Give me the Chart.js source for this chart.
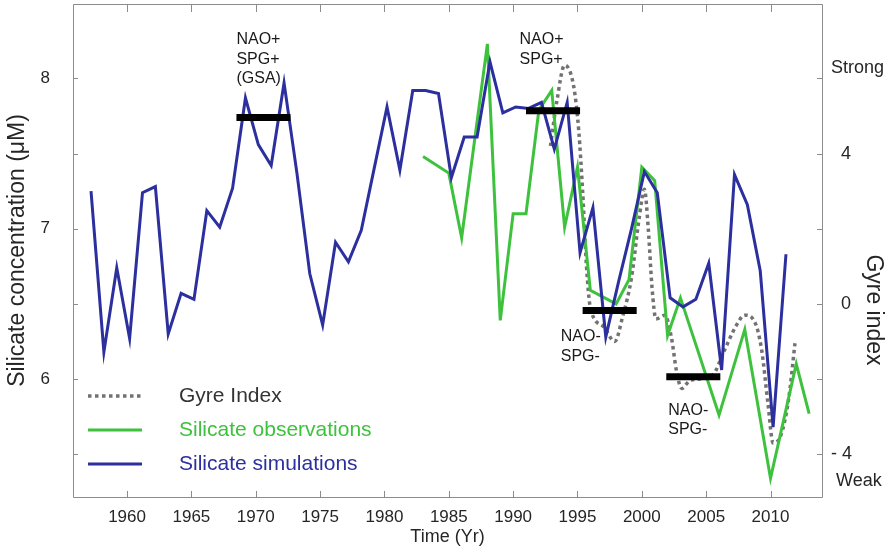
<!DOCTYPE html>
<html>
<head>
<meta charset="utf-8">
<title>Silicate concentration and gyre index</title>
<script src="https://cdn.jsdelivr.net/npm/chart.js@4.4.1/dist/chart.umd.min.js"></script>
<style>
  html, body { margin: 0; padding: 0; background: #fff; }
  #wrap { width: 891px; height: 551px; }
</style>
</head>
<body>
<div id="wrap"><canvas id="chart" width="891" height="551"></canvas></div>
<script>
// Silicate simulations (model, annual)
const simYears = [1957, 1958, 1959, 1960, 1961, 1962, 1963, 1964, 1965, 1966,
                  1967, 1968, 1969, 1970, 1971, 1972, 1973, 1974, 1975, 1976,
                  1977, 1978, 1979, 1980, 1981, 1982, 1983, 1984, 1985, 1986,
                  1987, 1988, 1989, 1990, 1991, 1992, 1993, 1994, 1995, 1996,
                  1997, 1998, 1999, 2000, 2001, 2002, 2003, 2004, 2005, 2006,
                  2007, 2008, 2009, 2010, 2011];
const simValues = [7.25, 6.18, 6.74, 6.27, 7.24, 7.28, 6.30, 6.57, 6.53, 7.12,
                   7.01, 7.27, 7.87, 7.56, 7.42, 7.97, 7.37, 6.70, 6.36, 6.91,
                   6.78, 6.99, 7.40, 7.81, 7.39, 7.92, 7.92, 7.90, 7.34, 7.61,
                   7.61, 8.11, 7.77, 7.81, 7.80, 7.84, 7.53, 7.84, 6.84, 7.14,
                   6.28, 6.65, 7.00, 7.38, 7.24, 6.54, 6.48, 6.53, 6.77, 6.06,
                   7.36, 7.16, 6.72, 5.68, 6.83];
// model output is plotted a little after the start of each year
const SIM_OFFSET = 0.2;

// Silicate observations
const obsYears = [1983, 1985, 1986, 1988, 1989, 1990, 1991, 1992, 1993, 1994,
                  1995, 1996, 1998, 1999, 2000, 2001, 2002, 2003, 2006, 2008,
                  2010, 2012, 2013];
const obsValues = [7.48, 7.37, 6.94, 8.23, 6.39, 7.10, 7.10, 7.79, 7.92, 7.01,
                   7.41, 6.59, 6.50, 6.66, 7.41, 7.32, 6.29, 6.54, 5.76, 6.33,
                   5.34, 6.10, 5.77];

// Gyre index (right axis)
const gyreYears = [1992.9, 1993.4, 1994.0, 1994.7, 1995.1, 1995.4, 1995.7, 1996.0,
                   1997.0, 1997.9, 1998.5, 1999.2, 1999.8, 2000.2, 2000.5, 2000.8,
                   2001.1, 2001.8, 2002.3, 2002.7, 2003.1, 2003.7, 2004.5, 2005.5,
                   2006.4, 2007.3, 2008.0, 2008.8, 2009.3, 2009.8, 2010.2, 2010.8,
                   2011.4, 2011.9];
const gyreValues = [4.2, 5.4, 6.35, 5.8, 4.6, 3.0, 1.0, -0.1,
                    -0.6, -1.0, -0.35, 0.7, 2.3, 3.05, 2.0, 0.4,
                    -0.4, -0.3, -0.9, -1.8, -2.25, -2.05, -2.0, -1.9,
                    -1.25, -0.6, -0.3, -0.5, -1.2, -2.65, -3.7, -3.5,
                    -2.55, -1.05];

// NAO / SPG periods (black bars)
const periodStart = [1968.5, 1991.0, 1995.4, 2001.9];
const periodEnd = [1972.7, 1995.2, 1999.6, 2006.1];
const periodLevel = [7.74, 7.785, 6.455, 6.015];
const periodText = [['NAO+', 'SPG+', '(GSA)'], ['NAO+', 'SPG+'], ['NAO-', 'SPG-'], ['NAO-', 'SPG-']];
const periodTextYear = [1968.5, 1990.5, 1993.7, 2002.05];
const periodTextValue = [8.255, 8.255, 6.28, 5.79];

// Ticks
const xTickYears = [1960, 1965, 1970, 1975, 1980, 1985, 1990, 1995, 2000, 2005, 2010];
const leftLabelValues = [6, 7, 8];
const leftMarkValues = [5.5, 6, 6.5, 7, 7.5, 8];
const rightLabelValues = [-4.71, -4, 0, 4, 6.27];
const rightLabelTexts = [' Weak', '- 4', '  0', '  4', 'Strong'];
const rightMarkValues = [-4, -2, 0, 2, 4, 6];

const FONT = '"Liberation Sans", Arial, Helvetica, sans-serif';
const BLUE = '#2c2f9e';
const GREEN = '#3ec23e';
const GRAY = '#727272';
const TEXT = '#262626';
const FRAME = '#8c8c8c';

const toPoints = (xs, ys, dx) => xs.map((x, i) => ({ x: x + (dx || 0), y: ys[i] }));

const periodSets = periodStart.map((s, i) => ({
    label: 'period' + i,
    data: [{ x: s, y: periodLevel[i] }, { x: periodEnd[i], y: periodLevel[i] }],
    yAxisID: 'y',
    borderColor: '#000',
    borderWidth: 7,
    borderCapStyle: 'butt',
    pointRadius: 0
}));

// fixed axis sizes so the plot box sits where the original one does
function fixSize(prop, size) {
    return s => {
        s[prop] = size;
        s.paddingTop = 0;
        s.paddingBottom = 0;
        s.paddingLeft = 0;
        s.paddingRight = 0;
    };
}

// inward tick marks, frame, legend, annotations, right title
const decorPlugin = {
    id: 'decor',
    afterDraw(chart) {
        const ctx = chart.ctx;
        const a = chart.chartArea;
        const sx = chart.scales.x, sy = chart.scales.y, sy2 = chart.scales.y2;
        ctx.save();

        // frame + ticks
        ctx.strokeStyle = FRAME;
        ctx.lineWidth = 1;
        ctx.beginPath();
        ctx.rect(a.left + 0.5, a.top + 0.5, a.right - a.left, a.bottom - a.top);
        xTickYears.forEach(v => {
            const px = Math.round(sx.getPixelForValue(v)) + 0.5;
            ctx.moveTo(px, a.bottom); ctx.lineTo(px, a.bottom - 6);
            ctx.moveTo(px, a.top); ctx.lineTo(px, a.top + 8);
        });
        leftMarkValues.forEach(v => {
            const py = Math.round(sy.getPixelForValue(v)) + 0.5;
            ctx.moveTo(a.left, py); ctx.lineTo(a.left + 5, py);
        });
        rightMarkValues.forEach(v => {
            const py = Math.round(sy2.getPixelForValue(v)) + 0.5;
            ctx.moveTo(a.right, py); ctx.lineTo(a.right - 5, py);
        });
        ctx.stroke();

        // annotations
        ctx.fillStyle = '#1a1a1a';
        ctx.font = '16px ' + FONT;
        ctx.textAlign = 'left';
        ctx.textBaseline = 'middle';
        periodText.forEach((lines, i) => {
            const px = sx.getPixelForValue(periodTextYear[i]);
            const py = sy.getPixelForValue(periodTextValue[i]);
            lines.forEach((t, j) => ctx.fillText(t, px, py + j * 19.5));
        });

        // legend
        const items = [chart.data.datasets.find(d => d.label === 'Gyre Index'),
                       chart.data.datasets.find(d => d.label === 'Silicate observations'),
                       chart.data.datasets.find(d => d.label === 'Silicate simulations')];
        const textColors = ['#333333', GREEN, BLUE];
        ctx.font = '21px ' + FONT;
        items.forEach((d, i) => {
            const y = 396 + i * 34;
            ctx.strokeStyle = d.borderColor;
            ctx.lineWidth = d.borderWidth;
            ctx.setLineDash(d.borderDash || []);
            ctx.beginPath();
            ctx.moveTo(88, y); ctx.lineTo(142, y);
            ctx.stroke();
            ctx.setLineDash([]);
            ctx.fillStyle = textColors[i];
            ctx.fillText(d.label, 179, y);
        });

        // right axis title
        ctx.fillStyle = TEXT;
        ctx.font = '23px ' + FONT;
        ctx.textAlign = 'center';
        ctx.translate(873, 310);
        ctx.rotate(Math.PI / 2);
        ctx.fillText('Gyre index', 0, 0);
        ctx.restore();
    }
};

new Chart(document.getElementById('chart'), {
    type: 'line',
    data: {
        datasets: [
            ...periodSets,
            {
                label: 'Silicate simulations',
                data: toPoints(simYears, simValues, SIM_OFFSET),
                yAxisID: 'y',
                borderColor: BLUE,
                borderWidth: 3,
                pointRadius: 0
            },
            {
                label: 'Silicate observations',
                data: toPoints(obsYears, obsValues),
                yAxisID: 'y',
                borderColor: GREEN,
                borderWidth: 3,
                pointRadius: 0
            },
            {
                label: 'Gyre Index',
                data: toPoints(gyreYears, gyreValues),
                yAxisID: 'y2',
                borderColor: GRAY,
                borderWidth: 3.5,
                borderDash: [3.5, 3.5],
                cubicInterpolationMode: 'monotone',
                pointRadius: 0
            }
        ]
    },
    options: {
        responsive: false,
        animation: false,
        layout: { padding: { top: 4, right: 0, bottom: 0, left: 0 } },
        plugins: {
            legend: { display: false },
            tooltip: { enabled: false }
        },
        scales: {
            x: {
                type: 'linear',
                min: 1955.8,
                max: 2014.0,
                grid: { display: false, drawTicks: false },
                border: { display: false },
                afterBuildTicks: s => { s.ticks = xTickYears.map(v => ({ value: v })); },
                afterFit: fixSize('height', 54),
                ticks: {
                    autoSkip: false,
                    maxRotation: 0,
                    padding: 10,
                    color: TEXT,
                    font: { family: FONT, size: 17 },
                    callback: v => String(v)
                },
                title: {
                    display: true,
                    text: 'Time (Yr)',
                    color: TEXT,
                    font: { family: FONT, size: 18 },
                    padding: { top: 0, bottom: 3 }
                }
            },
            y: {
                position: 'left',
                min: 5.215,
                max: 8.495,
                grid: { display: false, drawTicks: false },
                border: { display: false },
                afterBuildTicks: s => { s.ticks = leftLabelValues.map(v => ({ value: v })); },
                afterFit: fixSize('width', 73),
                ticks: {
                    autoSkip: false,
                    padding: 23,
                    color: TEXT,
                    font: { family: FONT, size: 17 },
                    callback: v => String(v)
                },
                title: {
                    display: true,
                    text: 'Silicate concentration (μM)',
                    color: TEXT,
                    font: { family: FONT, size: 23 },
                    padding: { top: 4, bottom: 0 }
                }
            },
            y2: {
                position: 'right',
                min: -5.14,
                max: 7.98,
                grid: { display: false, drawTicks: false },
                border: { display: false },
                afterBuildTicks: s => { s.ticks = rightLabelValues.map(v => ({ value: v })); },
                afterFit: fixSize('width', 69),
                ticks: {
                    autoSkip: false,
                    padding: 9,
                    color: TEXT,
                    font: { family: FONT, size: 18 },
                    callback: (v, i) => rightLabelTexts[i]
                }
            }
        }
    },
    plugins: [decorPlugin]
});
</script>
</body>
</html>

==========

## WRITTEN REQUEST
Set the lines above down again, word for word, from the first through the one containing "5.34, 6.10, 5.77];"; pictures excluded.

## TASK SOLUTION
Give me the Chart.js source for this chart.
<!DOCTYPE html>
<html>
<head>
<meta charset="utf-8">
<title>Silicate concentration and gyre index</title>
<script src="https://cdn.jsdelivr.net/npm/chart.js@4.4.1/dist/chart.umd.min.js"></script>
<style>
  html, body { margin: 0; padding: 0; background: #fff; }
  #wrap { width: 891px; height: 551px; }
</style>
</head>
<body>
<div id="wrap"><canvas id="chart" width="891" height="551"></canvas></div>
<script>
// Silicate simulations (model, annual)
const simYears = [1957, 1958, 1959, 1960, 1961, 1962, 1963, 1964, 1965, 1966,
                  1967, 1968, 1969, 1970, 1971, 1972, 1973, 1974, 1975, 1976,
                  1977, 1978, 1979, 1980, 1981, 1982, 1983, 1984, 1985, 1986,
                  1987, 1988, 1989, 1990, 1991, 1992, 1993, 1994, 1995, 1996,
                  1997, 1998, 1999, 2000, 2001, 2002, 2003, 2004, 2005, 2006,
                  2007, 2008, 2009, 2010, 2011];
const simValues = [7.25, 6.18, 6.74, 6.27, 7.24, 7.28, 6.30, 6.57, 6.53, 7.12,
                   7.01, 7.27, 7.87, 7.56, 7.42, 7.97, 7.37, 6.70, 6.36, 6.91,
                   6.78, 6.99, 7.40, 7.81, 7.39, 7.92, 7.92, 7.90, 7.34, 7.61,
                   7.61, 8.11, 7.77, 7.81, 7.80, 7.84, 7.53, 7.84, 6.84, 7.14,
                   6.28, 6.65, 7.00, 7.38, 7.24, 6.54, 6.48, 6.53, 6.77, 6.06,
                   7.36, 7.16, 6.72, 5.68, 6.83];
// model output is plotted a little after the start of each year
const SIM_OFFSET = 0.2;

// Silicate observations
const obsYears = [1983, 1985, 1986, 1988, 1989, 1990, 1991, 1992, 1993, 1994,
                  1995, 1996, 1998, 1999, 2000, 2001, 2002, 2003, 2006, 2008,
                  2010, 2012, 2013];
const obsValues = [7.48, 7.37, 6.94, 8.23, 6.39, 7.10, 7.10, 7.79, 7.92, 7.01,
                   7.41, 6.59, 6.50, 6.66, 7.41, 7.32, 6.29, 6.54, 5.76, 6.33,
                   5.34, 6.10, 5.77];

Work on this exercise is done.